TASK BRIEF >> Your output is the lines from the first one to the one containing "import pandas as pd", repeated exactly, with images left out.

## START DATA SEGMENT

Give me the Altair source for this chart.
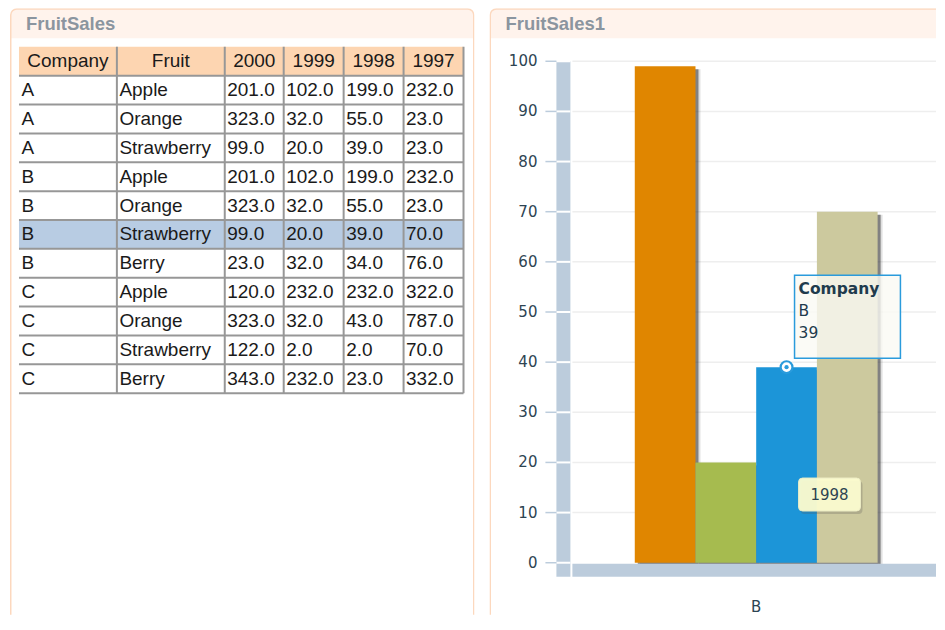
import altair as alt
import pandas as pd

# ---------------- data ----------------
companies = ["A", "A", "A", "B", "B", "B", "B", "C", "C", "C", "C"]
fruits = ["Apple", "Orange", "Strawberry", "Apple", "Orange", "Strawberry",
          "Berry", "Apple", "Orange", "Strawberry", "Berry"]
years = ["2000", "1999", "1998", "1997"]
sales_2000 = [201, 323, 99, 201, 323, 99, 23, 120, 323, 122, 343]
sales_1999 = [102, 32, 20, 102, 32, 20, 32, 232, 32, 2, 232]
sales_1998 = [199, 55, 39, 199, 55, 39, 34, 232, 43, 2, 23]
sales_1997 = [232, 23, 23, 232, 23, 70, 76, 322, 787, 70, 332]
header_labels = ["Company", "Fruit"] + years
selected_row = 5          # B / Strawberry
hover_year = "1998"
y_ticks = [0, 10, 20, 30, 40, 50, 60, 70, 80, 90, 100]

# ---------------- layout / style ----------------
H = 607
LW, RW = 465, 447
col_widths = [98, 108, 59, 60, 60, 60]
table_left = 9
table_top = 38.5
row_h = 28.9
n_rows = 12
peach_border = "#FCD8BE"
title_fill = "#FFF3EC"
title_color = "#8B959F"
band_color = "#BCCCDC"
label_color = "#2D4452"
bar_colors = ["#E08600", "#A6BB4F", "#1C95D8", "#CCC99E"]
FONT_T = "Liberation Sans"
FONT_C = "DejaVu Sans"

col_lefts = [table_left]
for w in col_widths[:-1]:
    col_lefts.append(col_lefts[-1] + w)
col_rights = [l + w for l, w in zip(col_lefts, col_widths)]
table_right = col_rights[-1]
table_bottom = table_top + n_rows * row_h

dummy = pd.DataFrame({"d": [0]})


def frame_layers(W, title, open_right):
    x2 = W + 30 if open_right else W - 0.75
    bg = alt.Chart(dummy).mark_rect(fill="white", clip=True, cornerRadius=6).encode(
        x=alt.value(0.75), x2=alt.value(x2), y=alt.value(0.75), y2=alt.value(H + 30))
    tb = alt.Chart(dummy).mark_rect(fill=title_fill, clip=True,
                                    cornerRadiusTopLeft=6, cornerRadiusTopRight=6).encode(
        x=alt.value(0.75), x2=alt.value(x2), y=alt.value(0.75), y2=alt.value(30))
    fr = alt.Chart(dummy).mark_rect(fill="transparent", stroke=peach_border, strokeWidth=1.5,
                                    clip=True, cornerRadius=6).encode(
        x=alt.value(0.75), x2=alt.value(x2), y=alt.value(0.75), y2=alt.value(H + 30))
    tt = alt.Chart(dummy).mark_text(text=title, font=FONT_T, fontSize=18.5, fontWeight="bold",
                                    color=title_color, align="left", baseline="middle").encode(
        x=alt.value(16), y=alt.value(15.5))
    return [bg, tb, fr, tt]


# ---------------- left panel : table ----------------
xs = alt.Scale(domain=[0, LW], range=[0, LW], nice=False, zero=False)
ys = alt.Scale(domain=list(range(n_rows)), range=[table_top, table_bottom],
               paddingInner=0, paddingOuter=0)

cells = []
for i in range(len(companies)):
    vals = [companies[i], fruits[i],
            f"{sales_2000[i]:.1f}", f"{sales_1999[i]:.1f}",
            f"{sales_1998[i]:.1f}", f"{sales_1997[i]:.1f}"]
    for c, v in enumerate(vals):
        cells.append({"row": i + 1, "x": col_lefts[c] + 2.5, "text": v})
cells_df = pd.DataFrame(cells)
head_df = pd.DataFrame({"row": [0] * 6,
                        "x": [(l + r) / 2 for l, r in zip(col_lefts, col_rights)],
                        "text": header_labels})
hlines_df = pd.DataFrame({"row": list(range(n_rows))})
vlines_df = pd.DataFrame({"x": col_rights})

header_bg = alt.Chart(pd.DataFrame({"row": [0]})).mark_rect(fill="#FDD5B1").encode(
    y=alt.Y("row:O", scale=ys, axis=None), x=alt.value(table_left), x2=alt.value(table_right))
sel_bg = alt.Chart(pd.DataFrame({"row": [selected_row + 1]})).mark_rect(fill="#B8CCE3").encode(
    y=alt.Y("row:O", scale=ys, axis=None), x=alt.value(table_left), x2=alt.value(table_right))
hlines = alt.Chart(hlines_df).mark_rule(color="#979797", strokeWidth=2).encode(
    y=alt.Y("row:O", scale=ys, axis=None, bandPosition=1),
    x=alt.value(table_left), x2=alt.value(table_right))
vlines = alt.Chart(vlines_df).mark_rule(color="#979797", strokeWidth=2).encode(
    x=alt.X("x:Q", scale=xs, axis=None),
    y=alt.value(table_top), y2=alt.value(table_bottom))
head_text = alt.Chart(head_df).mark_text(font=FONT_T, fontSize=19, color="#1A1A1A",
                                         align="center", baseline="middle").encode(
    x=alt.X("x:Q", scale=xs, axis=None), y=alt.Y("row:O", scale=ys, axis=None), text="text:N")
body_text = alt.Chart(cells_df).mark_text(font=FONT_T, fontSize=19, color="#1A1A1A",
                                          align="left", baseline="middle").encode(
    x=alt.X("x:Q", scale=xs, axis=None), y=alt.Y("row:O", scale=ys, axis=None), text="text:N")

left = alt.layer(*frame_layers(LW, "FruitSales", False), header_bg, sel_bg, hlines, vlines,
                 head_text, body_text).properties(width=LW, height=H)

# ---------------- right panel : bar chart ----------------
sel_vals = [sales_2000[selected_row], sales_1999[selected_row],
            sales_1998[selected_row], sales_1997[selected_row]]
bars_df = pd.DataFrame({"Company": [companies[selected_row]] * 4,
                        "Year": years, "Sales": sel_vals})
hover_df = bars_df[bars_df["Year"] == hover_year]
ticks_df = pd.DataFrame({"tick": y_ticks})

yS = alt.Scale(domain=[0, 100], range=[555, 53], nice=False, zero=True)
xS = alt.Scale(domain=[companies[selected_row]], range=[82, 452], paddingInner=0, paddingOuter=0.261)
xoS = alt.Scale(type="band", domain=years, paddingInner=0, paddingOuter=0)
group_w = 370 / (1 + 2 * 0.261)

X = alt.X("Company:N", scale=xS, axis=None)
XO = alt.XOffset("Year:N", scale=xoS, sort=years)
Y = alt.Y("Sales:Q", scale=yS, axis=None)

grid = alt.Chart(ticks_df[ticks_df.tick > 0]).mark_rule(color="#EEEEEE", strokeWidth=1.5).encode(
    y=alt.Y("tick:Q", scale=yS, axis=None), x=alt.value(83), x2=alt.value(RW))
vband = alt.Chart(dummy).mark_rect(color=band_color).encode(
    x=alt.value(67), x2=alt.value(81), y=alt.value(53), y2=alt.value(569))
hband = alt.Chart(dummy).mark_rect(color=band_color).encode(
    x=alt.value(83), x2=alt.value(RW), y=alt.value(556), y2=alt.value(569))
seps = alt.Chart(ticks_df).mark_rule(color="white", strokeWidth=2).encode(
    y=alt.Y("tick:Q", scale=yS, axis=None), x=alt.value(67), x2=alt.value(81))
tickmarks = alt.Chart(ticks_df).mark_rule(color=band_color, strokeWidth=1.5).encode(
    y=alt.Y("tick:Q", scale=yS, axis=None), x=alt.value(56), x2=alt.value(67))
ylabels = alt.Chart(ticks_df).mark_text(font=FONT_C, fontSize=15, color=label_color,
                                        align="right", baseline="middle").encode(
    y=alt.Y("tick:Q", scale=yS, axis=None), x=alt.value(48), text="tick:Q")


def shadow(shift, color, op):
    return alt.Chart(bars_df).mark_bar(color=color, opacity=op, yOffset=3).encode(
        x=X,
        xOffset=alt.XOffset("Year:N", sort=years,
                            scale=alt.Scale(type="band", domain=years, paddingInner=0, paddingOuter=0,
                                            range=[shift, group_w + shift])),
        y=Y)


shadow_o = shadow(5, "#000000", 0.12)
shadow_i = shadow(3, "#333333", 0.55)
bars = alt.Chart(bars_df).mark_bar().encode(
    x=X, xOffset=XO, y=Y,
    color=alt.Color("Year:N", scale=alt.Scale(domain=years, range=bar_colors), legend=None))
xlabel = alt.Chart(bars_df.head(1)).mark_text(font=FONT_C, fontSize=15, color=label_color,
                                              baseline="middle").encode(
    x=X, y=alt.value(599), text="Company:N")

blue = "#2A9BDC"
tip_box = alt.Chart(hover_df).mark_point(
    shape="M0.16,-1.84H2.28V-0.18H0.16Z", size=10000, filled=True,
    fill="#FAFAF4", fillOpacity=0.8, stroke=blue, strokeWidth=1.5, strokeOpacity=1, opacity=1).encode(
    x=X, xOffset=XO, y=Y)
tip_t1 = alt.Chart(hover_df).mark_text(font=FONT_C, fontSize=15.5, fontWeight="bold", color="#1F3B4D",
                                       align="left", baseline="middle", dx=12, dy=-78,
                                       text="Company").encode(x=X, xOffset=XO, y=Y)
tip_t2 = alt.Chart(hover_df).mark_text(font=FONT_C, fontSize=15.5, color="#1F3B4D",
                                       align="left", baseline="middle", dx=12, dy=-56).encode(
    x=X, xOffset=XO, y=Y, text="Company:N")
tip_t3 = alt.Chart(hover_df).mark_text(font=FONT_C, fontSize=15.5, color="#1F3B4D",
                                       align="left", baseline="middle", dx=12, dy=-34).encode(
    x=X, xOffset=XO, y=Y, text="Sales:Q")
ring = alt.Chart(hover_df).mark_point(shape="circle", size=140, filled=True, fill="white",
                                      stroke=blue, strokeWidth=2.2, opacity=1).encode(
    x=X, xOffset=XO, y=Y)
dot = alt.Chart(hover_df).mark_point(shape="circle", size=18, filled=True, color=blue, opacity=1).encode(
    x=X, xOffset=XO, y=Y)
ybox_path = ("M0.32,2.22H1.40Q1.48,2.22 1.48,2.30V2.80Q1.48,2.88 1.40,2.88H0.32"
             "Q0.24,2.88 0.24,2.80V2.30Q0.24,2.22 0.32,2.22Z")
ybox_sh_path = ("M0.36,2.28H1.44Q1.52,2.28 1.52,2.36V2.86Q1.52,2.94 1.44,2.94H0.36"
                "Q0.28,2.94 0.28,2.86V2.36Q0.28,2.28 0.36,2.28Z")
ybox_sh = alt.Chart(hover_df).mark_point(
    shape=ybox_sh_path, size=10000, filled=True,
    color="#555555", opacity=0.25).encode(x=X, xOffset=XO, y=Y)
ybox = alt.Chart(hover_df).mark_point(
    shape=ybox_path, size=10000, filled=True,
    fill="#FDFDD0", opacity=0.95, stroke="#F0F0C8", strokeWidth=1).encode(x=X, xOffset=XO, y=Y)
ybox_t = alt.Chart(hover_df).mark_text(font=FONT_C, fontSize=15, color=label_color,
                                       align="center", baseline="middle", dx=43, dy=128).encode(
    x=X, xOffset=XO, y=Y, text="Year:N")

right = alt.layer(*frame_layers(RW, "FruitSales1", True), grid, vband, seps, tickmarks, ylabels,
                  shadow_o, shadow_i, bars, hband, xlabel, tip_box, tip_t1, tip_t2, tip_t3,
                  ring, dot, ybox_sh, ybox, ybox_t).resolve_scale(
    xOffset="independent").properties(width=RW, height=H)

chart = alt.hconcat(left, right, spacing=15).properties(
    padding={"left": 2, "top": 0, "right": 0, "bottom": 0},
    background="white",
).configure_view(stroke=None)

chart.save("out.html", embed_options={"renderer": "svg", "actions": False})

## END DATA SEGMENT

RESULT OF THE EXERCISE >>
Give me the Altair source for this chart.
import altair as alt
import pandas as pd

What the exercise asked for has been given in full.